Resources for Class tonight (11/13)

Resources for Class tonight (11/13)

Shared google doc for brainstorming


Description and analysis

Data from a homework assignment:

While this may seem ridiculous, I would like to explore this inquiry through an exploration of technology screens. For example, a computer monitor or television can only depict the colors red, green, and blue in each pixel; however, we are clearly able to see each color on the monitor. This is created through proximity of pixels (like a painting by Seurat!) The rainbow may in fact be like a giant pointillism canvas filled with an infinite number of dots.

–THIS! THIS IS A QUESTION! Your group started looking at iPhone screens today, right? I’d love to see you do more with this. Like: why red/green/blue? How does a TV screen show a rainbow if it’s only using red/green/blue?

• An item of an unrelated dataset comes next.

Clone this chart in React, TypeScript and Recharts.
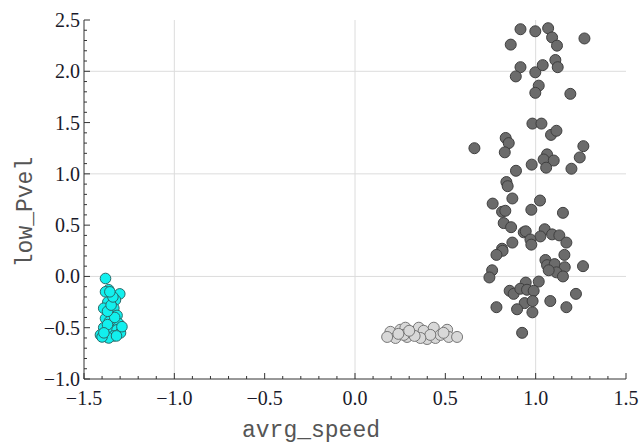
import React from "react";
import {
  ScatterChart,
  Scatter,
  XAxis,
  YAxis,
  ReferenceLine,
} from "recharts";

// point clusters, [avrg_speed, low_Pvel]
const cyanPoints: [number, number][] = [
  [-1.381, -0.02], [-1.363, -0.13], [-1.302, -0.17], [-1.381, -0.15],
  [-1.368, -0.25], [-1.326, -0.23], [-1.391, -0.31], [-1.335, -0.31],
  [-1.354, -0.38], [-1.317, -0.38], [-1.381, -0.41], [-1.344, -0.47],
  [-1.308, -0.46], [-1.391, -0.50], [-1.354, -0.54], [-1.317, -0.52],
  [-1.409, -0.57], [-1.372, -0.59], [-1.335, -0.58], [-1.298, -0.55],
  [-1.290, -0.49], [-1.363, -0.60], [-1.400, -0.59], [-1.360, -0.44],
  [-1.330, -0.40], [-1.370, -0.34], [-1.350, -0.28], [-1.340, -0.20],
  [-1.370, -0.47], [-1.320, -0.58], [-1.390, -0.55], [-1.357, -0.15],
];

const lightPoints: [number, number][] = [
  [0.196, -0.54], [0.224, -0.60], [0.251, -0.52], [0.279, -0.50],
  [0.288, -0.59], [0.316, -0.54], [0.344, -0.57], [0.353, -0.50],
  [0.380, -0.53], [0.399, -0.61], [0.436, -0.50], [0.445, -0.60],
  [0.473, -0.57], [0.510, -0.52], [0.519, -0.59], [0.565, -0.59],
  [0.417, -0.57], [0.178, -0.59], [0.362, -0.60], [0.270, -0.57],
  [0.240, -0.56], [0.330, -0.58], [0.490, -0.55], [0.300, -0.53],
];

const darkPoints: [number, number][] = [
  [0.916, 2.41], [0.998, 2.39], [1.069, 2.42], [1.091, 2.33], [1.118, 2.25],
  [1.270, 2.32], [0.862, 2.26], [0.916, 2.04], [0.890, 1.95], [0.998, 1.99],
  [1.039, 2.06], [1.109, 2.11], [1.122, 2.04], [1.017, 1.86], [0.998, 1.79],
  [1.192, 1.78], [0.982, 1.49], [1.032, 1.49], [1.085, 1.38], [1.115, 1.42],
  [0.834, 1.35], [0.851, 1.30], [0.661, 1.25], [0.829, 1.21], [1.264, 1.27],
  [1.244, 1.16], [1.063, 1.19], [1.044, 1.14], [1.100, 1.13], [1.058, 1.06],
  [0.978, 1.09], [1.198, 1.05], [0.891, 1.03], [0.838, 0.92], [0.845, 0.88],
  [0.871, 0.76], [0.762, 0.71], [1.024, 0.74], [0.814, 0.63], [0.832, 0.64],
  [0.976, 0.65], [1.151, 0.62], [0.823, 0.52], [0.864, 0.48], [0.871, 0.33],
  [0.934, 0.43], [0.945, 0.44], [1.050, 0.46], [1.026, 0.39], [1.091, 0.41],
  [1.131, 0.40], [1.170, 0.33], [0.971, 0.36], [0.976, 0.31], [0.814, 0.27],
  [0.817, 0.25], [0.783, 0.21], [1.159, 0.21], [1.054, 0.16], [1.063, 0.11],
  [1.105, 0.12], [1.161, 0.09], [1.115, 0.04], [1.151, 0.00], [1.072, 0.06],
  [1.262, 0.10], [0.759, 0.06], [0.744, -0.01], [1.017, -0.05], [0.945, -0.06],
  [0.856, -0.14], [0.878, -0.17], [0.915, -0.12], [0.952, -0.13], [0.989, -0.14],
  [0.939, -0.26], [0.983, -0.24], [1.081, -0.24], [1.223, -0.17], [0.783, -0.30],
  [0.897, -0.32], [0.982, -0.35], [1.170, -0.30], [0.925, -0.55],
];

const xMajor = [-1.5, -1, -0.5, 0, 0.5, 1, 1.5];
const yMajor = [-1, -0.5, 0, 0.5, 1, 1.5, 2, 2.5];
const xGrid = [-1, 0, 1];
const yGrid = [0, 1, 2];

// minor ticks every 0.1
const minorTicks = (from: number, to: number) =>
  Array.from({ length: Math.round((to - from) * 10) + 1 }, (_, i) =>
    Math.round((from + i * 0.1) * 10) / 10
  );

const toRows = (pts: [number, number][]) => pts.map(([x, y]) => ({ x, y }));

const fmt = (v: number) => {
  const s = Math.abs(v).toFixed(1);
  return v < 0 ? "\u2212" + s : s;
};

const tickStyle = {
  fontFamily: '"Liberation Serif", "Times New Roman", Tinos, "DejaVu Serif", serif',
  fontSize: 20,
  fill: "#1a1a2a",
};
const titleStyle = {
  fontFamily: '"Liberation Mono", "Courier New", Cousine, "DejaVu Sans Mono", monospace',
  fontSize: 23,
  fill: "#555",
};
const AXIS_COLOR = "#333";

const XTick = (props: any) => {
  const { x, y, payload } = props;
  const major = xMajor.some((m) => Math.abs(m - payload.value) < 1e-6);
  return (
    <g>
      <line x1={x} x2={x} y1={y} y2={y - (major ? 6 : 3)} stroke={AXIS_COLOR} />
      {major && (
        <text x={x} y={y + 26} textAnchor="middle" style={tickStyle}>
          {fmt(payload.value)}
        </text>
      )}
    </g>
  );
};

const YTick = (props: any) => {
  const { x, y, payload } = props;
  const major = yMajor.some((m) => Math.abs(m - payload.value) < 1e-6);
  return (
    <g>
      <line x1={x} x2={x + (major ? 6 : 3)} y1={y} y2={y} stroke={AXIS_COLOR} />
      {major && (
        <text x={x - 4} y={y + 7} textAnchor="end" style={tickStyle}>
          {fmt(payload.value)}
        </text>
      )}
    </g>
  );
};

const dot = (fill: string, stroke: string, r: number) => (p: any) =>
  <circle cx={p.cx} cy={p.cy} r={r} fill={fill} stroke={stroke} strokeWidth={1} />;

export default function App() {
  return (
    <div style={{ position: "absolute", left: 0, top: 0, background: "#fff" }}>
      <ScatterChart
        width={641}
        height={446}
        margin={{ top: 20, right: 15, bottom: 0, left: 0 }}
      >
        {xGrid.map((v) => (
          <ReferenceLine key={"gx" + v} x={v} stroke="#dcdcdc" strokeWidth={1} />
        ))}
        {yGrid.map((v) => (
          <ReferenceLine key={"gy" + v} y={v} stroke="#dcdcdc" strokeWidth={1} />
        ))}
        <XAxis
          type="number"
          dataKey="x"
          domain={[-1.5, 1.5]}
          ticks={minorTicks(-1.5, 1.5)}
          interval={0}
          height={67}
          tickSize={0}
          tickMargin={0}
          tickLine={false}
          tick={<XTick />}
          stroke={AXIS_COLOR}
          label={() => (
            <text x={311} y={437} textAnchor="middle" style={titleStyle}>
              avrg_speed
            </text>
          )}
        />
        <YAxis
          type="number"
          dataKey="y"
          domain={[-1, 2.5]}
          ticks={minorTicks(-1, 2.5)}
          interval={0}
          width={84}
          tickSize={0}
          tickMargin={0}
          tickLine={false}
          tick={<YTick />}
          stroke={AXIS_COLOR}
          label={() => (
            <text x={0} y={0} transform="translate(32,212) rotate(-90)"
              textAnchor="middle" style={titleStyle}>
              low_Pvel
            </text>
          )}
        />
        <Scatter data={toRows(darkPoints)} isAnimationActive={false}
          shape={dot("#6b6b6b", "#3f3f3f", 5.5)} />
        <Scatter data={toRows(lightPoints)} isAnimationActive={false}
          shape={dot("#d8d8d8", "#777", 5.5)} />
        <Scatter data={toRows(cyanPoints)} isAnimationActive={false}
          shape={dot("#12f0ee", "#2a6a6a", 5.3)} />
      </ScatterChart>
    </div>
  );
}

Analysis of instructor feedback:

There are many ways to respond to Cassandra’s writing. The assignment did not ask for such speculation, and instead called for students to make and defend a claim regarding color. The phrasing “while this may seem ridiculous…” and the exclamation point in her parenthetical comment are not typical of scientific texts, and an instructor could identify for the student that this kind of language is not appropriate for science assignments. The redundancy in the first sentence (“explore…through an exploration”) is also not the focus of Leslie’s comment. The idea Cassandra offers—that a rainbow may be a “pointillism canvas” that gives the illusion of colors not actually present—is, in fact, the opposite of what a rainbow is doing (separating white light into its constituent wavelengths); the instructor could address this and discourage the student from pursuing this line of reasoning. Alternatively, the instructor could suggest recommended readings that address the students’ misconception or provide a template for writing that would have avoided such idiosyncratic writing and ideas. All of these possible responses, Brannon and Knoblauch argue, “[tend] to show students that the teacher’s agenda is more important than their own, that what they wanted to say is less relevant than the teacher’s impression of what they should have said” (158). Instead of “fixing” Cassandra’s ideas and writing, the instructor shows enthusiasm for this student’s ideas, attending to the nascent attempts to model color. The comment shows that the idea is indeed not ridiculous at all. The instructor recognizes that the idea is one that the students have already (since submitting the assignment) begun to pursue and she can imagine the variety of questions that their pursuit raises.